AIM OF THE TASK: Include the line with "Chart.register(...registerables);" and every line before it in the entries below, echoed exactly, but not the pictures.
====== PROVIDED DATA
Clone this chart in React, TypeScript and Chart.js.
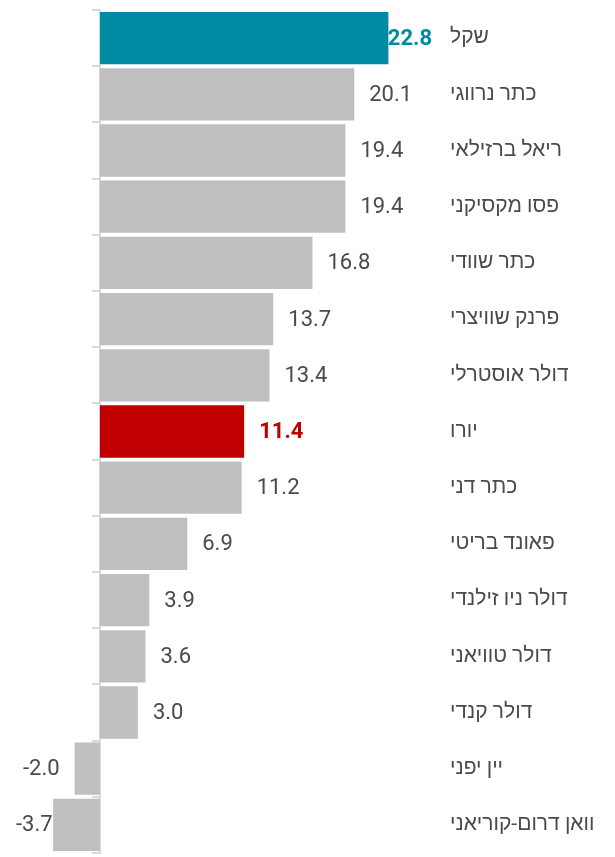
import React, { useEffect, useRef } from "react";
import { Chart, registerables } from "chart.js";

Chart.register(...registerables);

const categories: string[] = [
  "שקל",
  "כתר נרווגי",
  "ריאל ברזילאי",
  "פסו מקסיקני",
  "כתר שוודי",
  "פרנק שוויצרי",
  "דולר אוסטרלי",
  "יורו",
  "כתר דני",
  "פאונד בריטי",
  "דולר ניו זילנדי",
  "דולר טוויאני",
  "דולר קנדי",
  "יין יפני",
  "וואן דרום-קוריאני",
];

const values: number[] = [22.8, 20.1, 19.4, 19.4, 16.8, 13.7, 13.4, 11.4, 11.2, 6.9, 3.9, 3.6, 3.0, -2.0, -3.7];

const highlightShekel = "שקל";
const highlightEuro = "יורו";

const COLOR_GRAY = "#bfbfbf";
const COLOR_TEAL = "#008ba3";
const COLOR_RED = "#c00000";
const TEXT_COLOR = "#4a4a4a";
const FONT_FAMILY = "Roboto, 'Liberation Sans', 'DejaVu Sans', sans-serif";

function barColor(label: string): string {
  if (label === highlightShekel) return COLOR_TEAL;
  if (label === highlightEuro) return COLOR_RED;
  return COLOR_GRAY;
}

const valueLabelPlugin = {
  id: "valueLabels",
  afterDatasetsDraw(chart: any) {
    const ctx = chart.ctx;
    const meta = chart.getDatasetMeta(0);
    const ds = chart.data.datasets[0];
    ctx.save();
    ctx.textBaseline = "middle";
    meta.data.forEach((bar: any, i: number) => {
      const v = ds.data[i] as number;
      const label = chart.data.labels[i] as string;
      const hl = label === highlightShekel || label === highlightEuro;
      ctx.font = `${hl ? "bold " : ""}22px ${FONT_FAMILY}`;
      ctx.fillStyle = hl ? barColor(label) : TEXT_COLOR;
      const text = v.toFixed(1);
      const w = ctx.measureText(text).width;
      const gap = 15;
      let left: number;
      if (v >= 0) {
        left = bar.x + gap;
        if (left + w > 432) left = 432 - w;
      } else {
        left = bar.x - gap - w;
        if (left < 16) left = 16;
      }
      ctx.textAlign = "left";
      ctx.fillText(text, left, bar.y + 1);
    });
    ctx.restore();
  },
};

export default function App() {
  const ref = useRef<HTMLCanvasElement | null>(null);
  useEffect(() => {
    if (!ref.current) return;
    const chart = new Chart(ref.current, {
      type: "bar",
      data: {
        labels: categories,
        datasets: [
          {
            data: values,
            backgroundColor: categories.map(barColor),
            borderWidth: 0,
            categoryPercentage: 0.93,
            barPercentage: 1,
            yAxisID: "y",
          },
        ],
      },
      options: {
        indexAxis: "y",
        animation: false,
        responsive: false,
        maintainAspectRatio: false,
        layout: { padding: { top: 10, bottom: 4, left: 0, right: 0 } },
        plugins: {
          legend: { display: false },
          tooltip: { enabled: false },
        },
        scales: {
          x: {
            display: false,
            min: -7.9,
            max: 26.8,
          },
          y: {
            type: "category",
            position: { x: 0 } as any,
            offset: true,
            grid: {
              display: true,
              drawOnChartArea: false,
              drawTicks: true,
              tickLength: 7,
              color: "#d9d9d9",
              lineWidth: 2,
              offset: true,
            },
            border: { display: true, color: "#d9d9d9", width: 2 },
            ticks: { display: false, autoSkip: false },
            afterFit: (scale: any) => {
              scale.width = 0;
              scale.paddingTop = 0;
              scale.paddingBottom = 0;
            },
          },
          yLabels: {
            type: "category",
            position: "right",
            offset: true,
            grid: { display: false },
            border: { display: false },
            ticks: {
              autoSkip: false,
              padding: 3,
              color: TEXT_COLOR,
              font: { family: FONT_FAMILY, size: 21 },
            },
            afterFit: (scale: any) => {
              scale.width = 615 - 439;
              scale.paddingTop = 0;
              scale.paddingBottom = 0;
            },
          },
        },
      },
      plugins: [valueLabelPlugin],
    });
    return () => chart.destroy();
  }, []);
  return (
    <canvas
      ref={ref}
      width={615}
      height={857}
      style={{ position: "fixed", left: 0, top: 0, width: 615, height: 857 }}
    />
  );
}
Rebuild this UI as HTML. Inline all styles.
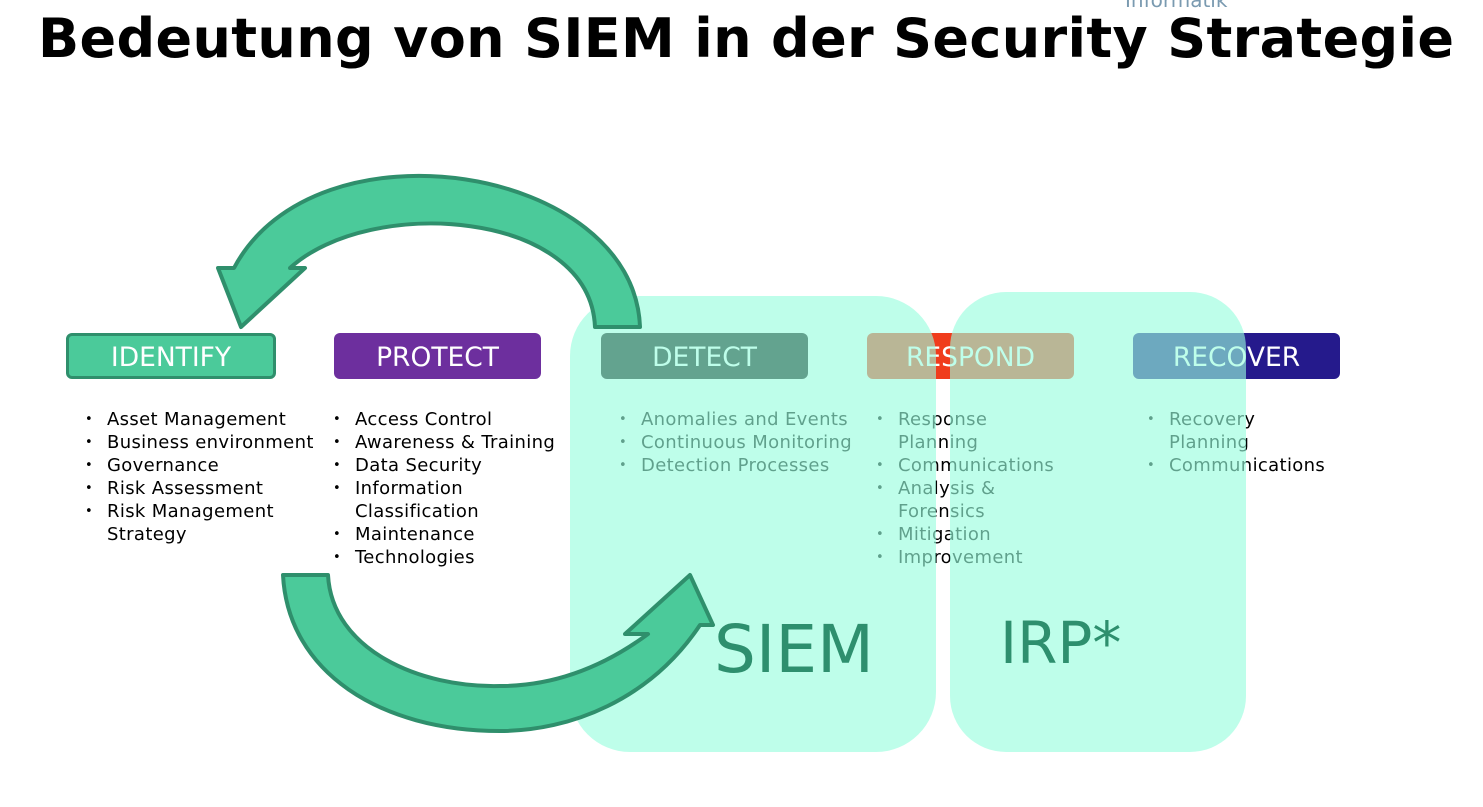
<!DOCTYPE html>
<html><head><meta charset="utf-8"><style>
body{margin:0;width:1483px;height:807px;overflow:hidden;background:#fff;font-family:"DejaVu Sans","Liberation Sans",sans-serif;position:relative}
.abs{position:absolute}
.box{position:absolute;top:333px;width:207px;height:46px;border-radius:6px;color:#fff;font-size:26.5px;text-align:center;line-height:50px;box-sizing:border-box}
ul{position:absolute;top:408px;margin:0;padding:0 0 0 22px;font-size:18px;letter-spacing:0.35px;line-height:23px;color:#000;list-style:none}
ul li{position:relative}
ul li:before{content:"•";position:absolute;left:-22px;font-size:13px}
</style></head><body>
<div class="abs" style="left:38px;top:1px;font-family:'DejaVu Sans',sans-serif;font-weight:bold;font-size:54px;line-height:76px;white-space:nowrap;letter-spacing:0.35px">Bedeutung von SIEM in der Security Strategie</div>
<div class="abs" style="left:1125px;top:-12px;font-size:20px;color:#7a9ab0">Informatik</div>

<div class="box" style="left:66px;width:210px;background:#4bca9a;border:3px solid #2f8f6c;line-height:44px">IDENTIFY</div>
<div class="box" style="left:334px;background:#6d2f9e">PROTECT</div>
<div class="box" style="left:601px;background:#0a0a0a">DETECT</div>
<div class="box" style="left:867px;background:#f03c1c">RESPOND</div>
<div class="box" style="left:1133px;background:#251a8c">RECOVER</div>

<ul style="left:85px"><li>Asset Management</li><li>Business environment</li><li>Governance</li><li>Risk Assessment</li><li>Risk Management<br>Strategy</li></ul>
<ul style="left:333px"><li>Access Control</li><li>Awareness &amp; Training</li><li>Data Security</li><li>Information<br>Classification</li><li>Maintenance</li><li>Technologies</li></ul>
<ul style="left:619px"><li>Anomalies and Events</li><li>Continuous Monitoring</li><li>Detection Processes</li></ul>
<ul style="left:876px"><li>Response<br>Planning</li><li>Communications</li><li>Analysis &amp;<br>Forensics</li><li>Mitigation</li><li>Improvement</li></ul>
<ul style="left:1147px"><li>Recovery<br>Planning</li><li>Communications</li></ul>

<div class="abs" style="left:570px;top:296px;width:366px;height:456px;border-radius:60px;background:rgba(152,254,222,0.63)"></div>
<div class="abs" style="left:950px;top:292px;width:296px;height:460px;border-radius:56px;background:rgba(152,254,222,0.63)"></div>

<svg class="abs" style="left:0;top:0" width="1483" height="807">
<path d="M640 327 C634 165 315 115 234 268 L218 268 L241 327 L305 268 L290 268 C370 195 590 210 595 327 Z" fill="#4bca9a" stroke="#2f8f6c" stroke-width="4" stroke-linejoin="round"/>
<path d="M283 575 L328 575 C332 650 420 688 500 686 C560 686 610 662 648 634 L625 634 L690 575 L713 625 L700 625 C650 700 570 731 500 731 C380 731 288 672 283 575 Z" fill="#4bca9a" stroke="#2f8f6c" stroke-width="4" stroke-linejoin="round"/>
</svg>

<div class="abs" style="left:714px;top:612px;font-size:66px;line-height:76px;color:#2e8f6e">SIEM</div>
<div class="abs" style="left:1000px;top:608px;font-size:58px;line-height:70px;color:#2e8f6e">IRP*</div>
</body></html>
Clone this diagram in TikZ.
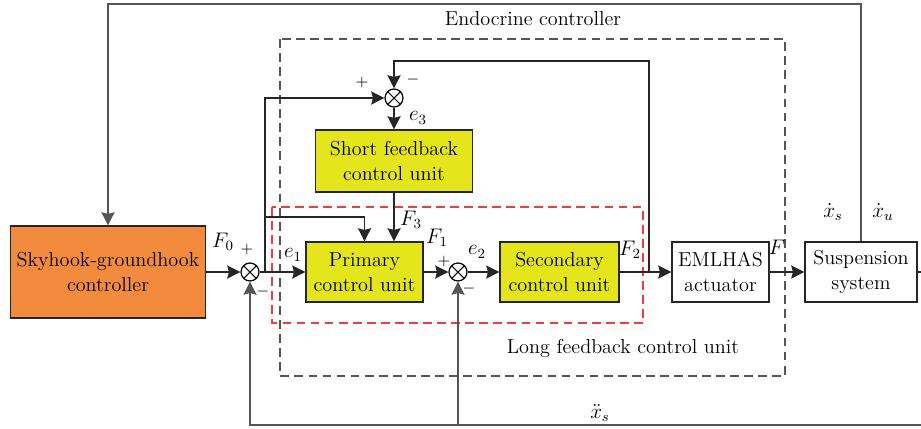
============
RESPONSE:
Clone this chart in React, TypeScript and Chart.js.
import React, { useEffect, useRef } from "react";
import { Chart, registerables } from "chart.js";

Chart.register(...registerables);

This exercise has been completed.